## Directions
Go through the records and extract every line with the word "this".

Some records
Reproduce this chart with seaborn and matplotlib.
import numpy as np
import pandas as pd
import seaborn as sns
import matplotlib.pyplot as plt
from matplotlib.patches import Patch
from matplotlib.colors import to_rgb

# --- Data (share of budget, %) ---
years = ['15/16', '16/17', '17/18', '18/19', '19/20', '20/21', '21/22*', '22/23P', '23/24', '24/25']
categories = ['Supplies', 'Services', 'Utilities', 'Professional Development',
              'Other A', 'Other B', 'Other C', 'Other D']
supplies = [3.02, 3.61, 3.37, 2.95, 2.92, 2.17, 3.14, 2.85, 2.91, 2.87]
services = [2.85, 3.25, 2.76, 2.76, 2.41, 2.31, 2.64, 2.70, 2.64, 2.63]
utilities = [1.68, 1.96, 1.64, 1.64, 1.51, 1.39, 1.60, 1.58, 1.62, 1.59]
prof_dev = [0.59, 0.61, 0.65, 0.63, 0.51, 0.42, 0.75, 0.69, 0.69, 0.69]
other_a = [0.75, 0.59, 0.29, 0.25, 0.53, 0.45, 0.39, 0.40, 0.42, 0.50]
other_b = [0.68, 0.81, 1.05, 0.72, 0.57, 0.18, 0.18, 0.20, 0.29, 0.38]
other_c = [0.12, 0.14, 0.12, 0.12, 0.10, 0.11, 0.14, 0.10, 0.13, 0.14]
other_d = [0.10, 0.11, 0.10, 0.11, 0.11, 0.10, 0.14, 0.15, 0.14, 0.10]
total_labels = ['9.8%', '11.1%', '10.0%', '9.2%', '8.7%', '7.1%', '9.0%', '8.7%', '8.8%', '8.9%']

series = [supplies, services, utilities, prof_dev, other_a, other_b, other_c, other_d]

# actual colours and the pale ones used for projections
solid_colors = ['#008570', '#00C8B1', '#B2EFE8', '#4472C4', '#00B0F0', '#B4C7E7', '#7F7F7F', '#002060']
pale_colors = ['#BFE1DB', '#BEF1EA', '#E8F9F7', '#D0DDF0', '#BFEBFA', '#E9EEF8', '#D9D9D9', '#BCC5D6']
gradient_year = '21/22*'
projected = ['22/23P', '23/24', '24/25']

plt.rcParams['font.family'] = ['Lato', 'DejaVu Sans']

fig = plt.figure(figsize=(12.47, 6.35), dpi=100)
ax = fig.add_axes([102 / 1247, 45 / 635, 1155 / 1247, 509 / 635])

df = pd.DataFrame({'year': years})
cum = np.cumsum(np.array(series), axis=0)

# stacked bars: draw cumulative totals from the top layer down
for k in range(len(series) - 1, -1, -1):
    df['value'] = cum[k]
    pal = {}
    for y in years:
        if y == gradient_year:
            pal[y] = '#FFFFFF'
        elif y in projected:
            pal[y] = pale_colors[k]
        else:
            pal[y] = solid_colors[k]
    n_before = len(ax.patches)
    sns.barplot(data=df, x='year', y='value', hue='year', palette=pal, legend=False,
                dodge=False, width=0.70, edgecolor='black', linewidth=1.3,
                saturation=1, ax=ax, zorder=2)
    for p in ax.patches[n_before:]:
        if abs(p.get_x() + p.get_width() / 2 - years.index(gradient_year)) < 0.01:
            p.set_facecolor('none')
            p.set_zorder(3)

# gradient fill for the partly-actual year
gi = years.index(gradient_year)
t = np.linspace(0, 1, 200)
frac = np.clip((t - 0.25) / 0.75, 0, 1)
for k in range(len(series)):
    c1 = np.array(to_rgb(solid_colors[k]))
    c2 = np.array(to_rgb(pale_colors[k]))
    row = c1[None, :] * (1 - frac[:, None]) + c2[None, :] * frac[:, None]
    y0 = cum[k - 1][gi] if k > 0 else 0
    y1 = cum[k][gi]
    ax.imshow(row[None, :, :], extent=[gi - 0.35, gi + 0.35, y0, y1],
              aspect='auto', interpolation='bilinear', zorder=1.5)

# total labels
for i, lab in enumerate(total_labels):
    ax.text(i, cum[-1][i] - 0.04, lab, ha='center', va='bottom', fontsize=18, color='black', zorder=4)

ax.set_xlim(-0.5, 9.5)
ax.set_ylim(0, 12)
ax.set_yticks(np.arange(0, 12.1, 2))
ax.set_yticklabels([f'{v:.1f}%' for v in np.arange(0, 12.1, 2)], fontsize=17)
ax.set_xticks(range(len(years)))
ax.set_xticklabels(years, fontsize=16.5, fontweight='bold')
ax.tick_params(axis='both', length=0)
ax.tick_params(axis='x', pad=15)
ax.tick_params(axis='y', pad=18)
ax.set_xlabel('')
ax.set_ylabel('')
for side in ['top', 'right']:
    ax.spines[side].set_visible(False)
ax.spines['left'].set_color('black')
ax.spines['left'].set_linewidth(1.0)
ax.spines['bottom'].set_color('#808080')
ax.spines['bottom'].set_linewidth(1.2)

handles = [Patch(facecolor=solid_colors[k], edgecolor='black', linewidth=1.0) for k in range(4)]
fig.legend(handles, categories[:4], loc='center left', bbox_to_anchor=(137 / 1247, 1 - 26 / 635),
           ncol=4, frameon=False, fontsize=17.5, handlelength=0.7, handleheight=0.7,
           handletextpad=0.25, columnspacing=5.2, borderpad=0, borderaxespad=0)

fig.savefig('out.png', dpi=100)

* * *

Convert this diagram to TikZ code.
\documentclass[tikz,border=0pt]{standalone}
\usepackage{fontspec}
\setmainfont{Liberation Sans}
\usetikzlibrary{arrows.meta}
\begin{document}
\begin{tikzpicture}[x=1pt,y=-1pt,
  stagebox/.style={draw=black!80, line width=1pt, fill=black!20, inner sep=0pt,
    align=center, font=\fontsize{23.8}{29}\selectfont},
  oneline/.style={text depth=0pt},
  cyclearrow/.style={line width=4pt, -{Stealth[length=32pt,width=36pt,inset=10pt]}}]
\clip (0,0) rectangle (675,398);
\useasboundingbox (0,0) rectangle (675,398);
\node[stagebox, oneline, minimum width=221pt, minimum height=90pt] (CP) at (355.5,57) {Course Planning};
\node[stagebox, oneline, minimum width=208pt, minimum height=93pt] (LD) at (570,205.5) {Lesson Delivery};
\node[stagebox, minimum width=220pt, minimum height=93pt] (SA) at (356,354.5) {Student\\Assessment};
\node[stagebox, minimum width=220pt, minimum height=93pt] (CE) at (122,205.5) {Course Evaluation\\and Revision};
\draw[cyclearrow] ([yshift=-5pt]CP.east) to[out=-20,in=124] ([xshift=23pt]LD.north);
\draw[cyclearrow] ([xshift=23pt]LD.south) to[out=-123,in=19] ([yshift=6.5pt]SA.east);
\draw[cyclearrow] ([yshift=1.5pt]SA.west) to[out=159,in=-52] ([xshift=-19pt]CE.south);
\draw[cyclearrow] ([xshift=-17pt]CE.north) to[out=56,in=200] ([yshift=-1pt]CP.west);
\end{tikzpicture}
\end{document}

## Written solution
Reproduce this chart with seaborn and matplotlib.
Convert this diagram to TikZ code.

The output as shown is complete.